Address causes, not symptoms
Published 9:47 am Friday, December 21, 2012
When an impaired driver gets into a wreck, after-crash discussion never focuses on the car’s powerful engine. Why should it? If the driver was drunk or ill, details about the vehicle don’t really matter, and anyone who uses the crash to campaign for a law to require lower-powered cars will be laughed out of the room. It was, after all, the driver’s fault, not the cars.
Those who have already noticed that the preceding paragraph is an analogy for the gun control debate that occupies so much of the news this week may also suspect they are reading a column about gun rights. They’d be wrong.
This is, rather, a column about the need to address causes rather than symptom.
It was inevitable that last week’s horrible school shooting incident would fuel new calls for gun control and that those demands would, in turn, cause others to suggest that the problem isn’t too many guns but too few.
Just about every politician and public figure in the country has weighed in on one side or the other now, dragging politics into what should be a time of mourning. But beyond politicizing children’s deaths, those who are debating gun control now have also steered the national conversation in a completely unproductive direction.
Because the issue is not really guns, any more than the issue in a drunk-driving accident is the car’s tires or engine. And just as the root issue is not guns, it is also not school security.
Americans love their safety. We’ve done more than any other culture in the world to ensure that we’re cushioned against danger — or, more accurately, to feel like we’re protected. Real security is incredibly expensive and incredibly inconvenient. So even when security is in place in principle, as it was at the school where last week’s horrible episode took place, there are many holes. It doesn’t take much imagination to figure out that even if kids can be kept safe inside a locked, brick building during school hours, there are many other times and places where they are vulnerable.

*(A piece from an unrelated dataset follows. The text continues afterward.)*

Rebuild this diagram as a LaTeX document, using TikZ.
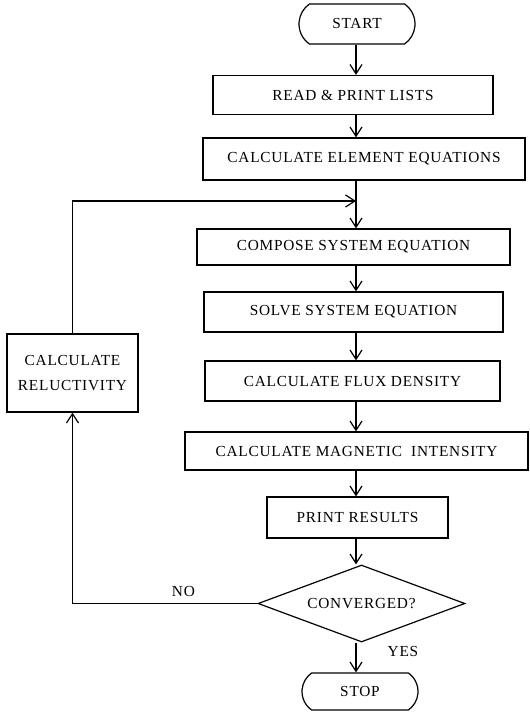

As a society, we can spend nearly infinite time and money on school security and accomplish no more than making ourselves feel safe.
Guns are in a similar category because what the hard-core gun supporters always say is, unfortunately, true: Laws take guns out of the hands of the law-abiding, but don’t stop criminals who, by definition, don’t mind breaking the law. And people who are intent on killing or injuring others will find ways to do it whether or not they have an assault rifle or, indeed, any gun.
That analysis is coming from a place of neutrality: I don’t own a gun, but I don’t mind if my neighbors or friends do. It’s a matter of personal choice.
It is understandable, however, that the talk is about guns at this time. Gun control is easy to write about and lends itself to lost of quick and easy television graphics. Gun control is easy to make speeches and promises about if you’re a politician. So those who control the public agenda love the topic.
But most importantly, gun control and security are much easier to talk about than the real issue: What is it that would cause a young man to go on a killing spree?
Issues of mental health — and we have to agree that anyone, regardless of his or her other issues, who goes on a killing spree is having some mental health problems — are a foggy area that Americans have long been uncomfortable confronting.
There is a thick and hard-to-penetrate curtain of prejudice and fear surrounding mental health issues of all kinds, from mild seasonal depression that most people ignore, to major issues that leave people only loosely connected to reality.
What was going on in the Connecticut shooter’s head is never going to be clear, and most people don’t even want to think about it.
But focusing on peripheral issues like guns and security is never going to resolve the real problem, whether that is inadequate funding for mental health services, prejudices and ignorance about mental health, or pure distaste for the topic.
We can talk about guns all day, but until we look hard for the real answer, tragedies will keep on occurring.